German filmmaker Marc Wiese throws a light on North Korea's labour camp system in the feature documentary, Camp 14: Total Control Zone. At the centre is Shin Dong-hyuk, a young Korean who was born in Camp 14, where he would also have died if he hadn't escaped, in 2005. His tales of horror are given extra weight by Hyuk Kwon, a former officer in Camp 22, and Oh Yang-nam, an ex member of North Korea's secret police.

Marc, is Camp 14: Total Control a film about how people can be conditioned by a system?

"Yes, exactly. There is one scene where Kwon is shown at home. It is 50-60 seconds, and it took me three months to get the access. But it was very important to show that he is a regular family father, like you and me. This raises the question, I say at every Q & A, of: 'Okay, it's very easy to talk about human rights; to live it is another thing. So, how would we react in a system like that?' So Camp 14 is, for me, a film about how a system is able to format three people."
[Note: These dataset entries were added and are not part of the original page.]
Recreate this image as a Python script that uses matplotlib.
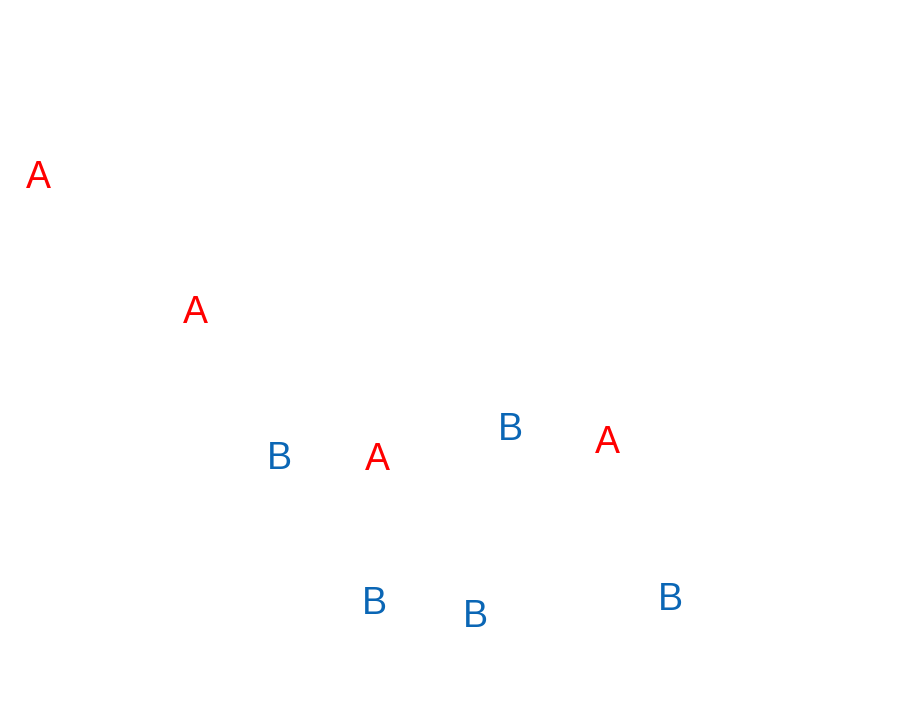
import matplotlib
matplotlib.use("Agg")
import matplotlib.pyplot as plt

# label positions (x, y) in chart units (y increases downward like reference)
a_x = [38, 195, 377, 607]
a_y = [174, 309, 456, 439]
b_x = [279, 510, 374, 475, 670]
b_y = [455, 426, 600, 613, 596]
labels_a = ["A"] * len(a_x)
labels_b = ["B"] * len(b_x)

fig = plt.figure(figsize=(9.04, 7.06), dpi=100)
ax = fig.add_axes([0, 0, 1, 1])
ax.set_xlim(0, 904)
ax.set_ylim(706, 0)
ax.axis("off")

for x, y, t in zip(a_x, a_y, labels_a):
    ax.text(x, y, t, color="#ff0000", fontsize=27, family="Liberation Sans",
            ha="center", va="center_baseline")
for x, y, t in zip(b_x, b_y, labels_b):
    ax.text(x, y, t, color="#0a66b5", fontsize=27, family="Liberation Sans",
            ha="center", va="center_baseline")

fig.savefig("out.png", dpi=100, facecolor="white")
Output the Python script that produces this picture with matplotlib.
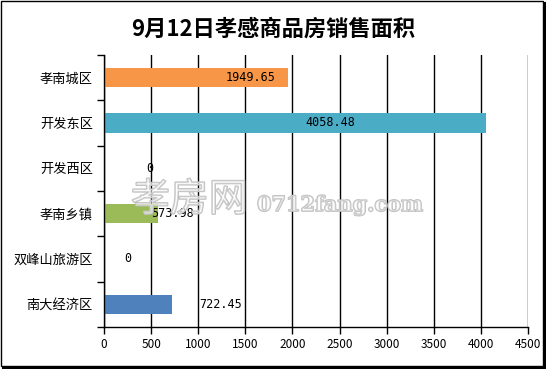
import matplotlib
matplotlib.use("Agg")
import matplotlib.pyplot as plt
import matplotlib.patheffects as pe
from matplotlib.patches import Rectangle

plt.rcParams['font.family'] = ['Noto Sans CJK SC', 'DejaVu Sans']

categories = ["孝南城区", "开发东区", "开发西区", "孝南乡镇", "双峰山旅游区", "南大经济区"]
values = [1949.65, 4058.48, 0, 573.98, 0, 722.45]
value_labels = ["1949.65", "4058.48", "0", "573.98", "0", "722.45"]
colors = ["#F79646", "#4BACC6", "#F79646", "#9BBB59", "#F79646", "#4F81BD"]
label_x = [1560, 2400, 488, 732, 255, 1242]
xticks = [0, 500, 1000, 1500, 2000, 2500, 3000, 3500, 4000, 4500]
title = "9月12日孝感商品房销售面积"

W, H = 546, 369
fig = plt.figure(figsize=(W/100, H/100), dpi=100)
ax = fig.add_axes([104/W, 1-327/H, 424/W, 272/H])

pos = list(range(len(categories)))
ax.barh(pos, values, height=0.42, color=colors, zorder=3)
ax.set_ylim(len(categories)-0.5, -0.5)
ax.set_xlim(0, 4500)
ax.set_xticks(xticks)
ax.set_xticklabels([str(t) for t in xticks], fontsize=8.5)
ax.set_yticks(pos)
ax.set_yticklabels(categories, fontsize=9.5)
ax.set_yticks([p + 0.5 for p in range(-1, len(categories))], minor=True)
ax.tick_params(axis='y', which='major', length=0, pad=8)
ax.tick_params(axis='y', which='minor', length=5, width=1, direction='out')
ax.tick_params(axis='x', which='major', length=5, width=1, direction='out', pad=3)
ax.xaxis.grid(True, color='black', linewidth=1, zorder=0)
for s in ['top', 'right']:
    ax.spines[s].set_visible(False)
for s in ['left', 'bottom']:
    ax.spines[s].set_linewidth(1)
    ax.spines[s].set_zorder(4)

for p, lx, txt in zip(pos, label_x, value_labels):
    ax.text(lx, p, txt, ha='center', va='center', fontsize=8.5, zorder=5,
            family=['DejaVu Sans Mono', 'DejaVu Sans'])

fig.text(0.5, 1-29/H, title, ha='center', va='center', fontsize=16, fontweight='bold')

# watermark
fig.text(131/W, 1-200/H, "孝房网", fontsize=28, color=(1, 1, 1, 0.35), va='center', ha='left',
         path_effects=[pe.withStroke(linewidth=1.2, foreground='#c0c0c0')], zorder=10)
fig.text(257/W, 1-205/H, "0712fang.com", fontsize=15, color=(1, 1, 1, 0.35), va='center', ha='left',
         family=['DejaVu Serif'], fontweight='bold',
         path_effects=[pe.withStroke(linewidth=1.2, foreground='#c0c0c0')], zorder=10)

# border
fig.patches.append(Rectangle((1/W, 3/H), (W-4)/W, (H-4)/H, transform=fig.transFigure,
                             fill=False, edgecolor='black', linewidth=1))
fig.patches.append(Rectangle(((W-3)/W, 0), 3/W, (H-2)/H, transform=fig.transFigure,
                             facecolor='black', edgecolor='none'))
fig.patches.append(Rectangle((2/W, 0), (W-2)/W, 3/H, transform=fig.transFigure,
                             facecolor='black', edgecolor='none'))

fig.savefig("out.png", dpi=100)
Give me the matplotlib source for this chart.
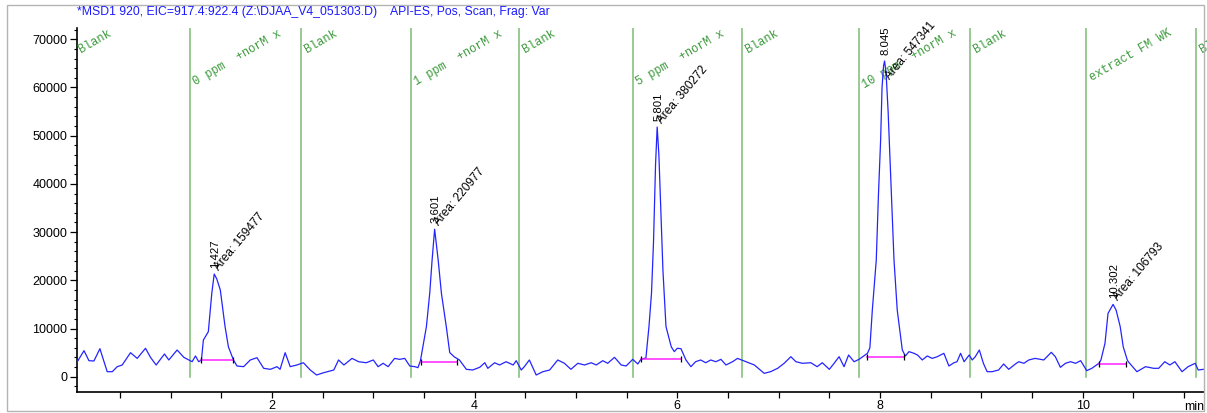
import matplotlib
matplotlib.use("Agg")
import matplotlib.pyplot as plt
from matplotlib.ticker import MultipleLocator, FixedLocator
from matplotlib.patches import Rectangle

# EIC trace (min, counts)
time = [0.079, 0.145, 0.194, 0.243, 0.302, 0.374, 0.424, 0.473, 0.522, 0.604,
        0.670, 0.752, 0.801, 0.857, 0.939, 0.982, 1.064, 1.130, 1.212, 1.245,
        1.277, 1.304, 1.323, 1.372, 1.406, 1.430, 1.455, 1.490, 1.537, 1.570, 1.620,
        1.655, 1.720, 1.786, 1.852, 1.918, 1.984, 2.050, 2.080, 2.130, 2.180,
        2.246, 2.310, 2.378, 2.440, 2.510, 2.610, 2.657, 2.710, 2.790, 2.855,
        2.930, 3.000, 3.047, 3.097, 3.146, 3.210, 3.260, 3.310, 3.360, 3.410,
        3.440, 3.465, 3.524, 3.557, 3.580, 3.605, 3.640, 3.672, 3.720, 3.754,
        3.800, 3.850, 3.918, 3.980, 4.050, 4.100, 4.130, 4.197, 4.246, 4.310,
        4.380, 4.410, 4.460, 4.490, 4.540, 4.607, 4.673, 4.740, 4.820, 4.886,
        4.950, 5.018, 5.084, 5.150, 5.200, 5.264, 5.313, 5.380, 5.446, 5.494,
        5.560, 5.610, 5.640, 5.690, 5.720, 5.745, 5.765, 5.785, 5.801, 5.818,
        5.838, 5.858, 5.888, 5.940, 5.970, 6.000, 6.036, 6.085, 6.134, 6.180,
        6.230, 6.280, 6.330, 6.380, 6.430, 6.480, 6.545, 6.594, 6.677, 6.760,
        6.810, 6.857, 6.920, 6.990, 7.054, 7.120, 7.170, 7.234, 7.317, 7.380,
        7.430, 7.500, 7.547, 7.596, 7.645, 7.690, 7.744, 7.793, 7.830, 7.876,
        7.900, 7.924, 7.963, 7.985, 8.006, 8.020, 8.035, 8.045, 8.060, 8.080,
        8.095, 8.138, 8.170, 8.220, 8.250, 8.286, 8.335, 8.370, 8.417, 8.466,
        8.515, 8.565, 8.630, 8.680, 8.730, 8.760, 8.795, 8.830, 8.880, 8.910,
        8.940, 8.980, 9.020, 9.057, 9.106, 9.170, 9.220, 9.270, 9.336, 9.370,
        9.420, 9.468, 9.530, 9.616, 9.690, 9.730, 9.780, 9.830, 9.880, 9.930,
        9.980, 10.040, 10.090, 10.160, 10.180, 10.220, 10.250, 10.300, 10.330, 10.370,
        10.400, 10.440, 10.450, 10.535, 10.620, 10.700, 10.750, 10.810, 10.860, 10.910,
        10.980, 11.040, 11.110, 11.140, 11.190]
counts = [3110, 5400, 3320, 3260, 5810, 1040, 1040, 2075, 2430, 4980,
          3800, 5890, 4020, 2430, 4710, 3470, 5540, 4020, 3110, 4300,
          3110, 3470, 7600, 9340, 17300, 21300, 20300, 18000, 10400, 6200, 3470,
          2220, 2080, 3470, 3940, 1740, 1530, 2080, 1530, 4980, 2080,
          2430, 2900, 1390, 350, 830, 1390, 3470, 2430, 3800, 3110,
          2900, 3470, 2080, 2780, 2080, 3800, 3600, 3800, 2220, 2080,
          1870, 3320, 10400, 17400, 24200, 30600, 24200, 17300, 10400, 5000,
          4100, 3470, 1530, 1390, 1950, 2900, 1740, 2900, 2430, 3110,
          2430, 3320, 1390, 2080, 3470, 350, 1040, 1390, 3470, 2780,
          1530, 2780, 2430, 2900, 2430, 3320, 2780, 4020, 2430, 2220,
          3600, 2640, 3600, 3900, 10400, 17300, 28000, 44000, 51800, 46000,
          34000, 22000, 10400, 6200, 5200, 5900, 5800, 3470, 2080, 3110,
          3470, 2900, 3470, 3110, 3600, 2430, 3110, 3800, 3110, 2430,
          1530, 700, 1040, 1740, 2780, 4150, 3110, 2780, 2900, 2080,
          2900, 1530, 2780, 4150, 2080, 4500, 3110, 3600, 4150, 4850,
          6000, 13800, 24200, 38000, 49100, 60000, 64500, 65500, 63000, 55000,
          47000, 24200, 13800, 5540, 4300, 5200, 4850, 4500, 3470, 4300,
          3800, 4150, 4850, 2220, 2900, 3110, 4850, 3110, 4500, 3470,
          4150, 5540, 2780, 1040, 1040, 1390, 2640, 1530, 2640, 3110,
          2780, 3470, 3800, 3470, 5060, 4150, 1950, 2780, 3110, 2780,
          3320, 1250, 1740, 2780, 3470, 6930, 13150, 15000, 13800, 10400,
          6200, 3470, 3110, 1040, 2080, 1740, 1740, 3110, 2430, 3110,
          1040, 2080, 2780, 1390, 1530]

# integrated peaks
peak_rt = [1.427, 3.601, 5.801, 8.045, 10.302]
peak_height = [21300, 30600, 51800, 65500, 15000]
peak_area = [159477, 220977, 380272, 547341, 106793]
base_start = [1.300, 3.475, 5.642, 7.876, 10.157]
base_end = [1.620, 3.826, 6.036, 8.236, 10.430]
base_level = [3470, 2990, 3740, 4150, 2700]

# injection events
event_time = [0.06, 1.19, 2.29, 3.37, 4.44, 5.56, 6.64, 7.79, 8.89, 10.03, 11.12]
event_label = ["Blank", "0 ppm  +norM x", "Blank", "1 ppm  +norM x", "Blank",
               "5 ppm  +norM x", "Blank", "10 ppm  +norM x", "Blank",
               "extract FM WK", "Blank"]

title = "*MSD1 920, EIC=917.4:922.4 (Z:\\DJAA_V4_051303.D)    API-ES, Pos, Scan, Frag: Var"

plt.rcParams['font.family'] = ['Liberation Sans', 'DejaVu Sans']

fig = plt.figure(figsize=(12.07, 4.13), dpi=100)
ax = fig.add_axes([77 / 1207, 21 / 413, 1127 / 1207, 364 / 413])

xmin, xmax = 0.076, 11.197
ymin, ymax = -3174, 72344
ax.set_xlim(xmin, xmax)

# event markers
for t in event_time:
    if xmin < t < xmax:
        ax.plot([t, t], [0, ymax], color='#7dbb74', lw=1.1, zorder=1)
for t, lab in zip(event_time, event_label):
    ax.annotate(lab, xy=(t, ymax), xytext=(6, -(7.2 + 3.56 * len(lab))),
                textcoords='offset pixels', rotation=30, rotation_mode='anchor',
                ha='left', va='baseline', color='#3d9a3d', fontsize=8.6,
                family='Liberation Mono', annotation_clip=False)

# trace
ax.plot(time, counts, color='#2424ff', lw=0.9, zorder=3)

# integration baselines + labels
for i in range(len(peak_rt)):
    ax.plot([base_start[i], base_end[i]], [base_level[i], base_level[i]],
            color='#ff20ff', lw=1.1, zorder=4)
    ax.plot([base_start[i], base_end[i]], [base_level[i], base_level[i]],
            ls='none', marker='|', ms=4, mew=0.9, color='black', zorder=5)
    ax.annotate("%.3f" % peak_rt[i], xy=(peak_rt[i], peak_height[i]),
                xytext=(1, 6), textcoords='offset pixels', rotation=90,
                ha='center', va='bottom', fontsize=8.2, annotation_clip=False)
    ystart = min(peak_height[i], 61000)
    ax.annotate("Area: %d" % peak_area[i], xy=(peak_rt[i], ystart),
                xytext=(5, 3), textcoords='offset pixels', rotation=50,
                rotation_mode='anchor', ha='left', va='baseline', fontsize=8.6,
                annotation_clip=False)

# axes styling
for s in ['top', 'right']:
    ax.spines[s].set_visible(False)
ax.spines['left'].set_linewidth(1.2)
ax.spines['bottom'].set_linewidth(1.2)
ax.xaxis.set_major_locator(FixedLocator([2, 4, 6, 8, 10]))
ax.xaxis.set_minor_locator(MultipleLocator(0.5))
ax.yaxis.set_major_locator(MultipleLocator(10000))
ax.yaxis.set_minor_locator(MultipleLocator(2000))
ax.tick_params(axis='x', which='both', length=4, width=0.9, labelsize=9, pad=2)
ax.tick_params(axis='y', which='major', length=5, width=0.9, labelsize=9, pad=2)
ax.tick_params(axis='y', which='minor', length=2.5, width=0.8)
ax.set_yticks([0, 10000, 20000, 30000, 40000, 50000, 60000, 70000])
ax.set_ylim(ymin, ymax)
ax.text(11.0, -0.04, "min", transform=ax.get_xaxis_transform(),
        ha='left', va='center', fontsize=9)

fig.text(77 / 1207, 1 - 12 / 413, title, color='#1a1aff', fontsize=8.8,
         ha='left', va='center')

# grey frame
fig.patches.append(Rectangle((7 / 1207, 2 / 413), 1197 / 1207, 406 / 413,
                             transform=fig.transFigure, fill=False,
                             edgecolor='#b4b4b4', lw=1.0))

fig.savefig('out.png', dpi=100)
The extent of Shin's conditioning is shocking.

"A little episode: Shin was being beaten every day - and a lot of times he was beaten really badly - so one day I said to him during the research, 'Hey, every day, 20 years, means more than 7000 times.' But he was not, and until today he is not, able to develop a real anger against the guards. He still thinks, 'I'd done something wrong, it was their right to beat me.'"

The line between perpetrator and victim becomes blurred in the film. In that respect it reminded me of Primo Levi's The Grey Zone.
 
"Yeah, it's fascinating. I know Primo Levi very well, and I like his work very much, because it's similar in a way. It's never so simple that you can say you have perpetrators, you have victims. And, of course, for me as a filmmaker it was very, very interesting to work with Shin and go into his world, and begin to learn more and more, and to find out more and more of his way of thinking."

The two guards seem like ordinary people. Is the film a warning, on one level, that under certain conditions, we might all be capable of acting like them?

"No, it's not a warning. A warning is too much. I just want to make people think. I don't want to give a warning. But don't take me the wrong way, it's a film about how the guards are formatted but still, in the end, you have to be able to act like that as a perpetrator. Me, personally, I never say I would be a hero in a system like that, a dictatorship. But, I am convinced that I am not able to rape a woman just because somebody is telling me, or the whole system is showing me, or the reality in the camp is showing me, I can do it.

"So, no, the perpetrators are no warning. I want to make people think with this scene with the family; I want, in a way, to confuse them in that moment. I told my assistant that if we use the interview without the scene, he's like a monster, a Hannibal Lecter, and that makes it very easy for the audience to distance themselves."
Is working with perpetrators something new for you?


"No, I've worked this way in other documentaries. I showed the audience people that appeared very kind and very sympathetic, and they said, 'What? Great guy!' And then suddenly they realised he's a real war criminal. Or they realised, from Palestine, he has sent 21 suicide attackers who blew themselves up in Jerusalem. I like to work that way. The audience has to think about it."